Saudi spending to drop 71% amid low oil prices

Business Tuesday 11/October/2016 17:09 PM
By: Times News Service
Saudi spending to drop 71% amid low oil prices

Riyadh: Saudi Arabia’s austerity measures will slash capital spending this year by 71 per cent, as the world’s biggest exporter of crude seeks to repair public finances damaged by low oil prices.
Capital expenditure is projected to reach 75.8 billion riyals ($20.6 billion) this year compared to 263.7 billion in 2015, according to the government’s bond prospectus obtained by Bloomberg. In 2014, capital spending amounted to 370 billion riyals.
The kingdom, with the largest budget shortfall among the world’s 20 biggest economies, has delayed payments to contractors and is weighing plans to cancel more than $20 billion of projects, according to people familiar with the plans. The government estimates that the budget deficit would decline to 13.5 percent of gross domestic product this year from 15 percent in 2015, according to the prospectus.
The government also suspended bonuses and trimmed allowances for government employees, including a 20 per cent cut to ministers’ salaries. As a result, current spending will decline to 581.2 billion riyals from 714.4 billion.
Economists expect the spending cuts to weigh on the largest Arab economy. Growth will likely slow to 0.6 per cent this year from 3.4 per cent in 2015, according to HSBC Holdings.
Saudi oil reserves
Saudi Arabia, the biggest oil exporter, sees its crude reserves of 266.5 billion barrels lasting 70 more years and hasn’t sought an independent consultant to review the figures, according to a bond prospectus.

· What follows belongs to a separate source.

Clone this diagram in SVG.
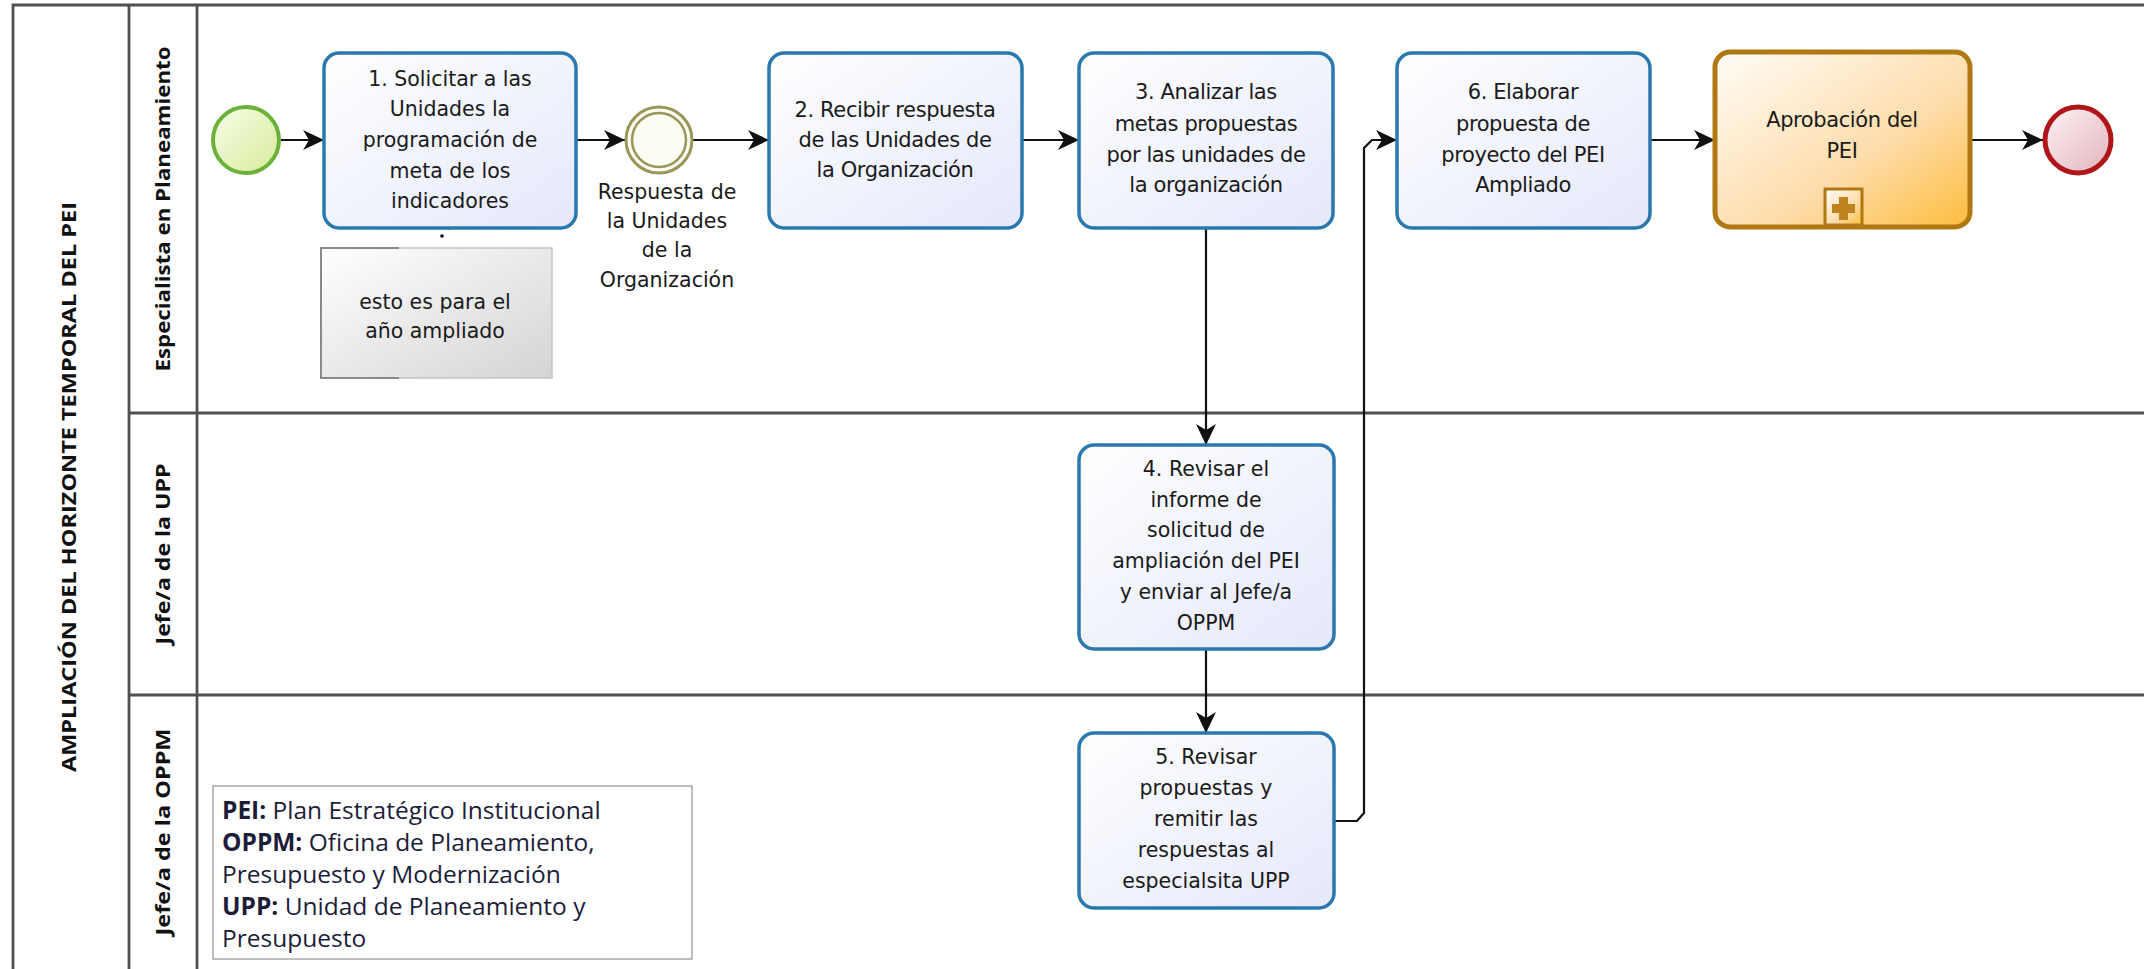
<svg xmlns="http://www.w3.org/2000/svg" width="2144" height="969" viewBox="0 0 2144 969">
<style>
.lane{stroke:#505050;stroke-width:2.8;fill:none}
.task{fill:url(#gTask);stroke:#2a78ad;stroke-width:3.5}
.tt{font-family:"DejaVu Sans",sans-serif;font-size:20.5px;fill:#1a1a1a;text-anchor:middle}
.tc{font-family:"DejaVu Sans",sans-serif;font-size:21px;fill:#1a1a1a;text-anchor:middle;letter-spacing:-0.4px}
.lbl{font-family:"Open Sans","DejaVu Sans",sans-serif;font-weight:bold;font-size:20px;fill:#111;text-anchor:middle}
.leg{font-family:"Open Sans","DejaVu Sans",sans-serif;font-size:24.5px;fill:#1d1d3a}
.conn{stroke:#111;stroke-width:2.2;fill:none}
</style>
<defs>
<linearGradient id="gTask" x1="0" y1="0" x2="1" y2="1"><stop offset="0" stop-color="#ffffff"/><stop offset="1" stop-color="#e4e8fa"/></linearGradient>
<linearGradient id="gSub" x1="0" y1="0" x2="1" y2="1"><stop offset="0" stop-color="#fffdf8"/><stop offset="0.6" stop-color="#fedcaa"/><stop offset="1" stop-color="#fdbd3c"/></linearGradient>
<linearGradient id="gStart" x1="0" y1="0" x2="1" y2="1"><stop offset="0" stop-color="#f8fde8"/><stop offset="1" stop-color="#d6ec9a"/></linearGradient>
<linearGradient id="gEnd" x1="0" y1="0" x2="1" y2="1"><stop offset="0" stop-color="#fdf3f5"/><stop offset="1" stop-color="#e2b3bd"/></linearGradient>
<linearGradient id="gNote" x1="0" y1="0" x2="1" y2="1"><stop offset="0" stop-color="#ffffff"/><stop offset="1" stop-color="#d4d4d4"/></linearGradient>
<marker id="arr" markerUnits="userSpaceOnUse" markerWidth="24" markerHeight="24" refX="21" refY="10" orient="auto">
<path d="M0,0 L21,10 L0,20 L6,10 z" fill="#111"/>
</marker>
</defs>
<rect x="0" y="0" width="2144" height="969" fill="#ffffff"/>

<g id="pool">
<path class="lane" d="M13,969 L13,5 L2144,5"/>
<path class="lane" d="M129,5 L129,969"/>
<path class="lane" d="M197,5 L197,969"/>
<path class="lane" d="M129,413 L2144,413"/>
<path class="lane" d="M129,695 L2144,695"/>
<text class="lbl" transform="translate(76,487) rotate(-90)" textLength="570" lengthAdjust="spacingAndGlyphs">AMPLIACIÓN DEL HORIZONTE TEMPORAL DEL PEI</text>
<text class="lbl" transform="translate(170,209) rotate(-90)" textLength="325" lengthAdjust="spacingAndGlyphs">Especialista en Planeamiento</text>
<text class="lbl" transform="translate(170,554) rotate(-90)" textLength="181" lengthAdjust="spacingAndGlyphs">Jefe/a de la UPP</text>
<text class="lbl" transform="translate(170,832) rotate(-90)" textLength="207" lengthAdjust="spacingAndGlyphs">Jefe/a de la OPPM</text>
</g>

<g id="connectors">
<line class="conn" x1="281" y1="140" x2="324" y2="140" marker-end="url(#arr)"/>
<line class="conn" x1="577" y1="140" x2="625" y2="140" marker-end="url(#arr)"/>
<line class="conn" x1="693" y1="140" x2="769" y2="140" marker-end="url(#arr)"/>
<line class="conn" x1="1023" y1="140" x2="1079" y2="140" marker-end="url(#arr)"/>
<line class="conn" x1="1206" y1="229" x2="1206" y2="445" marker-end="url(#arr)"/>
<line class="conn" x1="1206" y1="650" x2="1206" y2="733" marker-end="url(#arr)"/>
<path class="conn" d="M1335,821 L1357,821 L1364,813 L1364,148 L1372,140 L1397,140" marker-end="url(#arr)"/>
<line class="conn" x1="1651" y1="140" x2="1715" y2="140" marker-end="url(#arr)"/>
<line class="conn" x1="1971" y1="140" x2="2043" y2="140" marker-end="url(#arr)"/>
<circle cx="449" cy="228" r="1.8" fill="#111"/>
<circle cx="442" cy="236" r="1.8" fill="#111"/>
</g>

<g id="start">
<circle cx="246" cy="140" r="33" fill="url(#gStart)" stroke="#6ab23a" stroke-width="4"/>
</g>

<g id="task1">
<rect class="task" x="324" y="53" width="252" height="175" rx="15"/>
<text class="tt" x="450" y="86">1. Solicitar a las</text>
<text class="tt" x="450" y="116">Unidades la</text>
<text class="tt" x="450" y="147">programación de</text>
<text class="tt" x="450" y="178">meta de los</text>
<text class="tt" x="450" y="208">indicadores</text>
</g>

<g id="note">
<rect x="321" y="248" width="231" height="130" fill="url(#gNote)" stroke="#c4c4c4" stroke-width="1.5"/>
<path d="M399,248 L321,248 L321,378 L399,378" fill="none" stroke="#8a8a8a" stroke-width="2"/>
<text class="tt" x="435" y="309">esto es para el</text>
<text class="tt" x="435" y="338">año ampliado</text>
</g>

<g id="event-respuesta">
<circle cx="659" cy="140" r="33" fill="#fdfcf2" stroke="#9a9558" stroke-width="3"/>
<circle cx="659" cy="140" r="27" fill="none" stroke="#9a9558" stroke-width="2.5"/>
<text class="tt" x="667" y="199">Respuesta de</text>
<text class="tt" x="667" y="228">la Unidades</text>
<text class="tt" x="667" y="257">de la</text>
<text class="tt" x="667" y="287">Organización</text>
</g>

<g id="task2">
<rect class="task" x="769" y="53" width="253" height="175" rx="15"/>
<text class="tc" x="895" y="117">2. Recibir respuesta</text>
<text class="tc" x="895" y="147">de las Unidades de</text>
<text class="tc" x="895" y="177">la Organización</text>
</g>

<g id="task3">
<rect class="task" x="1079" y="53" width="254" height="175" rx="15"/>
<text class="tc" x="1206" y="99">3. Analizar las</text>
<text class="tc" x="1206" y="131">metas propuestas</text>
<text class="tc" x="1206" y="162">por las unidades de</text>
<text class="tc" x="1206" y="192">la organización</text>
</g>

<g id="task4">
<rect class="task" x="1079" y="445" width="255" height="204" rx="15"/>
<text class="tt" x="1206" y="476">4. Revisar el</text>
<text class="tt" x="1206" y="507">informe de</text>
<text class="tt" x="1206" y="537">solicitud de</text>
<text class="tt" x="1206" y="568">ampliación del PEI</text>
<text class="tt" x="1206" y="599">y enviar al Jefe/a</text>
<text class="tt" x="1206" y="630">OPPM</text>
</g>

<g id="task5">
<rect class="task" x="1079" y="733" width="255" height="175" rx="15"/>
<text class="tt" x="1206" y="764">5. Revisar</text>
<text class="tt" x="1206" y="795">propuestas y</text>
<text class="tt" x="1206" y="826">remitir las</text>
<text class="tt" x="1206" y="857">respuestas al</text>
<text class="tt" x="1206" y="888">especialsita UPP</text>
</g>

<g id="task6">
<rect class="task" x="1397" y="53" width="253" height="175" rx="15"/>
<text class="tc" x="1523" y="99">6. Elaborar</text>
<text class="tc" x="1523" y="131">propuesta de</text>
<text class="tc" x="1523" y="162">proyecto del PEI</text>
<text class="tc" x="1523" y="192">Ampliado</text>
</g>

<g id="subprocess">
<rect x="1715" y="52" width="255" height="175" rx="15" fill="url(#gSub)" stroke="#b07812" stroke-width="5"/>
<rect x="1825" y="189" width="37" height="36" fill="url(#gSub)" stroke="#b07812" stroke-width="3"/>
<path d="M1839,197 h9 v7 h7 v9 h-7 v7 h-9 v-7 h-7 v-9 h7 z" fill="#c0821e"/>
<text class="tc" x="1842" y="127">Aprobación del</text>
<text class="tc" x="1842" y="158">PEI</text>
</g>

<g id="end">
<circle cx="2078" cy="140" r="33" fill="url(#gEnd)" stroke="#b01519" stroke-width="5"/>
</g>

<g id="legend">
<rect x="213" y="786" width="479" height="173" fill="#ffffff" stroke="#a8a8a8" stroke-width="1.5"/>
<text class="leg" x="222" y="819"><tspan font-weight="bold">PEI:</tspan> Plan Estratégico Institucional</text>
<text class="leg" x="222" y="851"><tspan font-weight="bold">OPPM:</tspan> Oficina de Planeamiento,</text>
<text class="leg" x="222" y="883">Presupuesto y Modernización</text>
<text class="leg" x="222" y="915"><tspan font-weight="bold">UPP:</tspan> Unidad de Planeamiento y</text>
<text class="leg" x="222" y="947">Presupuesto</text>
</g>
</svg>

The nation’s wealth is based mainly on oil, with crude sales accounting for 75 per cent of total export earnings, according to the prospectus. Saudi Arabia plans to sell at least $10 billion in bonds maturing in five, 10 and 30 years, and it disclosed plans to hold investor meetings in London, Los Angeles, Boston and New York starting on Wednesday.
The kingdom expects to sell a stake in state-run producer Saudi Arabian Oil Company, which held 261.1 billion barrels of total Saudi reserves. The sale could involve either the parent company Saudi Aramco, as it’s known, its subsidiaries, or both, according to the prospectus. The Saudi methodology for calculating its reserves may differ from that used by other producers or United States securities regulators, according to the prospectus.
International oil companies report their reserves to show they’re finding enough new deposits to replace the crude they’re selling. In the U.S., the Securities and Exchange Commission regulates reserve calculations made by companies that are publicly traded in the country.